* EXERCISE
Only the lines from the start of the data through the line with "const titleRight = 'REEs-Nakamura, 1974';" belong in the copy. Restate them word for word, minus the pictures.

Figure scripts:
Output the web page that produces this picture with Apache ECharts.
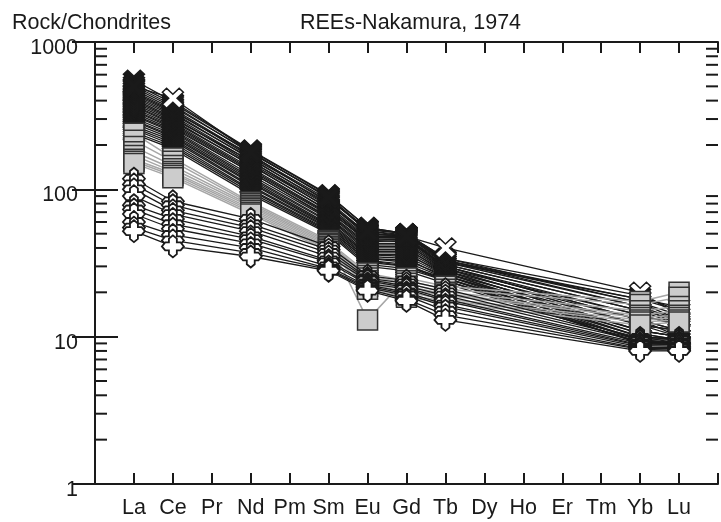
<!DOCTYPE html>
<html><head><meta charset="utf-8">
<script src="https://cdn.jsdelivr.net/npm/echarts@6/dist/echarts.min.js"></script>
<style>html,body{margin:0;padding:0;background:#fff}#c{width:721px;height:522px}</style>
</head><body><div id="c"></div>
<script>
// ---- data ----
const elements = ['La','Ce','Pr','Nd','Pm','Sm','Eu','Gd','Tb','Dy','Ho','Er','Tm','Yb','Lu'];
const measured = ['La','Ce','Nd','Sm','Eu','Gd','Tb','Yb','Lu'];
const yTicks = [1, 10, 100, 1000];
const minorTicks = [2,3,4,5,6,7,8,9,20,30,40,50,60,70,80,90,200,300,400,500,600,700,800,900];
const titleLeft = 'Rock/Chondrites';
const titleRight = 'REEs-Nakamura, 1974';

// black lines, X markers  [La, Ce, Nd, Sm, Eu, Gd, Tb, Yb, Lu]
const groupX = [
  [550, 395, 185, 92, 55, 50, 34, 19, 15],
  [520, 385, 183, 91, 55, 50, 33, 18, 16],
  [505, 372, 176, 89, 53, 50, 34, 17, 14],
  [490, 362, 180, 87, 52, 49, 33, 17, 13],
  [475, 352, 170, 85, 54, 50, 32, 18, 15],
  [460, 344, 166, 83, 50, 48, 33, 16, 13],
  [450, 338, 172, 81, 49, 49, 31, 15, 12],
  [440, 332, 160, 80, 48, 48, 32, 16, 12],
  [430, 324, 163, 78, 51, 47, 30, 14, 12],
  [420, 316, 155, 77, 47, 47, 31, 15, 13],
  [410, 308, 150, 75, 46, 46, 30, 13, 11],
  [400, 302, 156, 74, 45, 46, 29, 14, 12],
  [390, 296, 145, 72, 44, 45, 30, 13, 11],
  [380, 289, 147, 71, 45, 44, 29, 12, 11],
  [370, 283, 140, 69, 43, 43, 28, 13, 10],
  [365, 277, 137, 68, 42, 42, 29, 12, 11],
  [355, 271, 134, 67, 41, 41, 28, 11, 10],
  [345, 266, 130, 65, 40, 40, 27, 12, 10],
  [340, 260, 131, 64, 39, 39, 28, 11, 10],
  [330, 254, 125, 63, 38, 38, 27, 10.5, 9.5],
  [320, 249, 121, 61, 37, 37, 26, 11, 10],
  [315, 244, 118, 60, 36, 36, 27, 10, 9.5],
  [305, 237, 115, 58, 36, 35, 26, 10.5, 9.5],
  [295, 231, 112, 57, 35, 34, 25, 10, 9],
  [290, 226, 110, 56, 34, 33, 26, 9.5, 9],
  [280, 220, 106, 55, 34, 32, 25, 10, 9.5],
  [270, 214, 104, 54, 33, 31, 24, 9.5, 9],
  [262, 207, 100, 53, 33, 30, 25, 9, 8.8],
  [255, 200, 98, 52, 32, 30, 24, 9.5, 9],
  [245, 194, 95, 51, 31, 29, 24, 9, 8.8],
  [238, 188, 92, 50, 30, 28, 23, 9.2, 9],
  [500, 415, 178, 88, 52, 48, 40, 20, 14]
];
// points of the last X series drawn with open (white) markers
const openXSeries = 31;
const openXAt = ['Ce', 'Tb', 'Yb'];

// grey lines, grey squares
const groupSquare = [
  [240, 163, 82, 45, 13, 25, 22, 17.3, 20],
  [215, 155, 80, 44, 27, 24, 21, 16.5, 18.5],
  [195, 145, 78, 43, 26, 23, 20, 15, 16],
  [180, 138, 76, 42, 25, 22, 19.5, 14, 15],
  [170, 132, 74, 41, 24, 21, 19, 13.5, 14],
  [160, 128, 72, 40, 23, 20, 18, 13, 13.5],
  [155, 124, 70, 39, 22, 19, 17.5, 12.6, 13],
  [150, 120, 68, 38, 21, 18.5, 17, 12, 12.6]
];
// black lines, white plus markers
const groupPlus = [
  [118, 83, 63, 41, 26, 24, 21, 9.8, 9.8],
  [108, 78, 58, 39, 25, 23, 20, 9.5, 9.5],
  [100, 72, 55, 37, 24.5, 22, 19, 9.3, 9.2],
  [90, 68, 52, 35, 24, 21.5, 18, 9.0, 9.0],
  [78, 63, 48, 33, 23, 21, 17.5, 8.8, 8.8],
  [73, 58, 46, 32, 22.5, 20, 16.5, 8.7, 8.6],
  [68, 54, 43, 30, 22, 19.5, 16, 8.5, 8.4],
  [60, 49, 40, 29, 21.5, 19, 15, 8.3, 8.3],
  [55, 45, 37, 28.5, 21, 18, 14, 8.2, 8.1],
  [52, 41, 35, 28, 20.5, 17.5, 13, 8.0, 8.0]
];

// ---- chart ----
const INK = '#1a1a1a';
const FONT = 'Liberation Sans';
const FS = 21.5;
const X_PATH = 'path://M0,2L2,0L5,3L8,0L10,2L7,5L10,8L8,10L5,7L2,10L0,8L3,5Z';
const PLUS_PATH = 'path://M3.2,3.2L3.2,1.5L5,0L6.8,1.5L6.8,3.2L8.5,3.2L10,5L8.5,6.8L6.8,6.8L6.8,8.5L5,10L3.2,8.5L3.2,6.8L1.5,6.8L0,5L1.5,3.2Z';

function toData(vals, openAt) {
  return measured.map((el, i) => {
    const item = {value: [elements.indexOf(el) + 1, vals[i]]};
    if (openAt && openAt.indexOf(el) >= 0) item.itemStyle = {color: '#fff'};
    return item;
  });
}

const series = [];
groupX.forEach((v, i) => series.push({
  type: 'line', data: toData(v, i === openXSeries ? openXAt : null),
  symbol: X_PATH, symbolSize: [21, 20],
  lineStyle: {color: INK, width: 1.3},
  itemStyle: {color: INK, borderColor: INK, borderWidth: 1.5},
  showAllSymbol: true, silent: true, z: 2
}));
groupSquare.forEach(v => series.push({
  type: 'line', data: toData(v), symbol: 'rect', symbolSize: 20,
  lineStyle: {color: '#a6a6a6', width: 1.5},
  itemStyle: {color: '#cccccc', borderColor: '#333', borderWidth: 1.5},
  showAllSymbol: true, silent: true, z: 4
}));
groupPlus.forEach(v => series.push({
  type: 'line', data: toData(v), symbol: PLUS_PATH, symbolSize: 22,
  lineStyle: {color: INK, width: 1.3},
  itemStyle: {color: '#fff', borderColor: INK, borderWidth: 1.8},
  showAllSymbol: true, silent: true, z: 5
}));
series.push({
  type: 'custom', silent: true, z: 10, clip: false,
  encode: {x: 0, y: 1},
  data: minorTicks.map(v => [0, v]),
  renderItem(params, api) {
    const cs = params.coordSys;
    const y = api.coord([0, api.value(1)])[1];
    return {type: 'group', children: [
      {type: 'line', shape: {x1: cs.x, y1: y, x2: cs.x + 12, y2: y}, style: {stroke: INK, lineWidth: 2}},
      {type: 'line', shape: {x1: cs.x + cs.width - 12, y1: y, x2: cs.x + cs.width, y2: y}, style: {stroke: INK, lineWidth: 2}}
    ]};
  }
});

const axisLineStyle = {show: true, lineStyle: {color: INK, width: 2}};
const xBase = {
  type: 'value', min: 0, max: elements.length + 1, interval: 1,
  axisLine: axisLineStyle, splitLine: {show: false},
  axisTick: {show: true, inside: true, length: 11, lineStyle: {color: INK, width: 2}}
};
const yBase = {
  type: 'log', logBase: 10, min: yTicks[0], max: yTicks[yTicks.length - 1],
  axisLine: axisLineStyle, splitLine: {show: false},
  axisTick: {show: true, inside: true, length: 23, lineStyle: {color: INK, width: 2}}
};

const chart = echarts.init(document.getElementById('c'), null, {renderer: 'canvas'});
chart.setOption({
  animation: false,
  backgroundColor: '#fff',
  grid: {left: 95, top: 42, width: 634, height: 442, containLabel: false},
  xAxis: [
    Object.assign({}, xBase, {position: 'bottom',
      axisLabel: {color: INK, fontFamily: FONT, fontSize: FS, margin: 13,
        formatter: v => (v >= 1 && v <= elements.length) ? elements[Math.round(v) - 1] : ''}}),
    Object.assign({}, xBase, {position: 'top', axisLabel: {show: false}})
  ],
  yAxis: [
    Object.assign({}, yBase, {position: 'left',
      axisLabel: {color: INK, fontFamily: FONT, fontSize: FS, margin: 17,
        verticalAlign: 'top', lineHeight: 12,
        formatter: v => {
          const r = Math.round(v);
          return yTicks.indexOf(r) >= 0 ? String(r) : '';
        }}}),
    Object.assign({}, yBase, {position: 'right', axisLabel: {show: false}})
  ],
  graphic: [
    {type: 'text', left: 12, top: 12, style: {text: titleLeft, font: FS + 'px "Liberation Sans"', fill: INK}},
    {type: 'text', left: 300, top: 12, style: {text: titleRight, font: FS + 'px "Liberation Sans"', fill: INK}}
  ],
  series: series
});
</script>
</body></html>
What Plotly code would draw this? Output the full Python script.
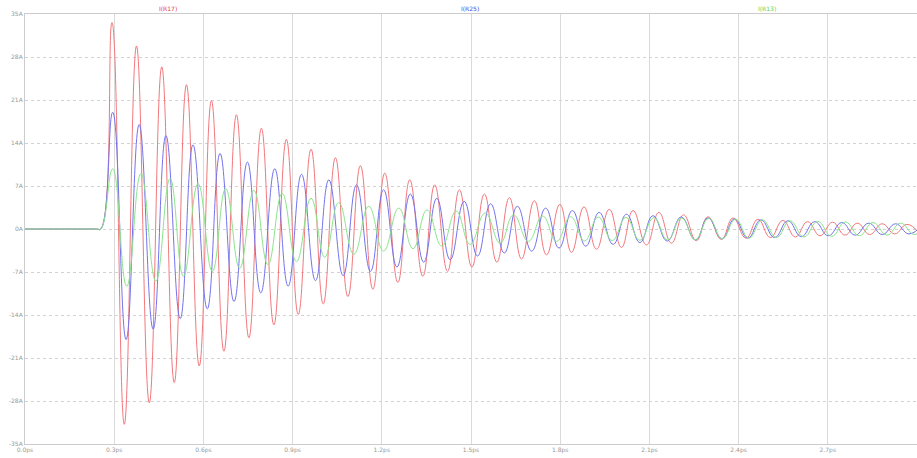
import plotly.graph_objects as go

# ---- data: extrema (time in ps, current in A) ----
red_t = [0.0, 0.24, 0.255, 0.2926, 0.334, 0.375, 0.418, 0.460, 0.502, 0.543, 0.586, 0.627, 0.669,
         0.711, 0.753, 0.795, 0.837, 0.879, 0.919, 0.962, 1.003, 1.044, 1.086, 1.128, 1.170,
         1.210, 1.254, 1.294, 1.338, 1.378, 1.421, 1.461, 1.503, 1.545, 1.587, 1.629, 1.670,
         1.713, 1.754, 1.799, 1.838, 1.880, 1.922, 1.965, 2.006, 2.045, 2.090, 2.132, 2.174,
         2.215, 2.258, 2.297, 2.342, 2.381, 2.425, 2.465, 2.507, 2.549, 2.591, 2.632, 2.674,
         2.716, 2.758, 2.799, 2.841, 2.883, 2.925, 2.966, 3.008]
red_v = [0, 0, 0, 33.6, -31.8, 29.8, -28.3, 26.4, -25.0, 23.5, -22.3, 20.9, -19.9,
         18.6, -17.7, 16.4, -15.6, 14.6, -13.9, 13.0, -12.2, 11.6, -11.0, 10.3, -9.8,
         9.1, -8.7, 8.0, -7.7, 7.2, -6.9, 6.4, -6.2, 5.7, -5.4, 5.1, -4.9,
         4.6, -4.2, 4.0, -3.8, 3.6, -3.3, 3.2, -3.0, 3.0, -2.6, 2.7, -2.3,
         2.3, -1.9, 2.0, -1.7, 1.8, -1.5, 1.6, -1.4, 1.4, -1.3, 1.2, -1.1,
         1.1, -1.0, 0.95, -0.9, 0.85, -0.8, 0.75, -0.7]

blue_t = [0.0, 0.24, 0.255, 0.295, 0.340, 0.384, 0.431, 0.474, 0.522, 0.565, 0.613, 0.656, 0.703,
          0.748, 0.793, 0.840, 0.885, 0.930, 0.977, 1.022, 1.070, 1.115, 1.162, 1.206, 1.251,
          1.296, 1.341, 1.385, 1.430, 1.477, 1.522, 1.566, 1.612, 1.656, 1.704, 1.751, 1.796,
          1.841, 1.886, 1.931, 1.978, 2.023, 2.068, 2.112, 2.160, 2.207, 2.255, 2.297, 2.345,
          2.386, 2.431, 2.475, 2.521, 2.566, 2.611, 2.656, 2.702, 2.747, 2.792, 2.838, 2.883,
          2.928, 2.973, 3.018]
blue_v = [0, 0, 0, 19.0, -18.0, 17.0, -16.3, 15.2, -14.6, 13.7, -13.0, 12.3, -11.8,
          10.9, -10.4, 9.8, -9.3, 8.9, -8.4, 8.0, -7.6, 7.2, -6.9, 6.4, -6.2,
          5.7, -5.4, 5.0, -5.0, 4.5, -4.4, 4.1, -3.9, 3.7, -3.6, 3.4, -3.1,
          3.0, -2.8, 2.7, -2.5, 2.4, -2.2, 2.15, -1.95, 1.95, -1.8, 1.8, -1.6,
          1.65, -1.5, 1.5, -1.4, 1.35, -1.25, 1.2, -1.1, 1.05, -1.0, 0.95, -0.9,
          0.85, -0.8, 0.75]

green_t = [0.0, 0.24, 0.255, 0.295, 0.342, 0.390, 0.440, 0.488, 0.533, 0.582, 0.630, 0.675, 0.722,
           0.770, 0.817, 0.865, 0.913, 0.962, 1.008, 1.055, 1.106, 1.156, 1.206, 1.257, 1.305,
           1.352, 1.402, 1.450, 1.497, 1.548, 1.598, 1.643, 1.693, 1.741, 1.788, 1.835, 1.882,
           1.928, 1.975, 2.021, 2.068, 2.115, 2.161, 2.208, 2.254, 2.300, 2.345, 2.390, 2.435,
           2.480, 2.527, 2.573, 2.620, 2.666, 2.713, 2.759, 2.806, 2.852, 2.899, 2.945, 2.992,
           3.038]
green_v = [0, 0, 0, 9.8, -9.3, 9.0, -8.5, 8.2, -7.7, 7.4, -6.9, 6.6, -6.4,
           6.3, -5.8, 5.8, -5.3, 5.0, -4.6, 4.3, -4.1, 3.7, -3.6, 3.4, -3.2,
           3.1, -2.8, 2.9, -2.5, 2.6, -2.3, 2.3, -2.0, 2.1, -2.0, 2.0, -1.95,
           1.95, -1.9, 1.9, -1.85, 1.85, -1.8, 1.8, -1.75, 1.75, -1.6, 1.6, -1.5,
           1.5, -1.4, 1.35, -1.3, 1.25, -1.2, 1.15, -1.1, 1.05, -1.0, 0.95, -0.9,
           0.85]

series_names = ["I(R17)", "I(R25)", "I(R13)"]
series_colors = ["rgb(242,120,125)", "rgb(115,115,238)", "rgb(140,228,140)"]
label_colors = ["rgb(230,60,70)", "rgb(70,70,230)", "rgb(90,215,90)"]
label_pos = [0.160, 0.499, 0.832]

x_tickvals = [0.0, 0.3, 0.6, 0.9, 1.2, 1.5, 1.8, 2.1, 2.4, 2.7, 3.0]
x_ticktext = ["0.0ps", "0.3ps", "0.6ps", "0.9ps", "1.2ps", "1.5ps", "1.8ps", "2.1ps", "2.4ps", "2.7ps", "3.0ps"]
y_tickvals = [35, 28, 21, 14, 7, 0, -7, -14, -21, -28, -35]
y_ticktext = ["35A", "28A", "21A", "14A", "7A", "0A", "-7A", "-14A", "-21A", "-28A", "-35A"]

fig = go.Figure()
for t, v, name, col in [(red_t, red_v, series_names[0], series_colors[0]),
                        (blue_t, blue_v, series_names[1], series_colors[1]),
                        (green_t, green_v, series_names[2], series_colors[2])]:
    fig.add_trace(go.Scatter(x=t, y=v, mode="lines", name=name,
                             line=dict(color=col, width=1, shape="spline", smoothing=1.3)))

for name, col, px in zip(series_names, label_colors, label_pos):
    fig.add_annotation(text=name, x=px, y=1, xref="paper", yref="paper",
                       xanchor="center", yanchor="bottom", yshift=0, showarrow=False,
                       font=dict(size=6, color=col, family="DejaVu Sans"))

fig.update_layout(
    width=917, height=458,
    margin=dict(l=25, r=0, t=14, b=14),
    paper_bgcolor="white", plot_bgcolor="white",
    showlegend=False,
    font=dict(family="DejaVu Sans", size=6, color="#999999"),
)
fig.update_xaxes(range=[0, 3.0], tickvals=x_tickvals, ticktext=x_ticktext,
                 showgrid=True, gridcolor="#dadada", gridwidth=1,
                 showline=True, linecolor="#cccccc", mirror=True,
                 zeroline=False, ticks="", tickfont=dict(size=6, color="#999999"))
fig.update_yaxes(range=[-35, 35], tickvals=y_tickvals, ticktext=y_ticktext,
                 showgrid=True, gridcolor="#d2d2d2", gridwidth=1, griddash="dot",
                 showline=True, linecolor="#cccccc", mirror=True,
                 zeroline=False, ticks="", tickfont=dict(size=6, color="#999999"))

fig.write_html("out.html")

* RESULT
Output the web page that produces this picture with Apache ECharts.
<!DOCTYPE html>
<html><head><meta charset="utf-8">
<script src="https://cdn.jsdelivr.net/npm/echarts@6/dist/echarts.min.js"></script>
<style>html,body{margin:0;padding:0;background:#fff}#c{width:721px;height:522px}</style>
</head><body><div id="c"></div>
<script>
// ---- data ----
const elements = ['La','Ce','Pr','Nd','Pm','Sm','Eu','Gd','Tb','Dy','Ho','Er','Tm','Yb','Lu'];
const measured = ['La','Ce','Nd','Sm','Eu','Gd','Tb','Yb','Lu'];
const yTicks = [1, 10, 100, 1000];
const minorTicks = [2,3,4,5,6,7,8,9,20,30,40,50,60,70,80,90,200,300,400,500,600,700,800,900];
const titleLeft = 'Rock/Chondrites';
const titleRight = 'REEs-Nakamura, 1974';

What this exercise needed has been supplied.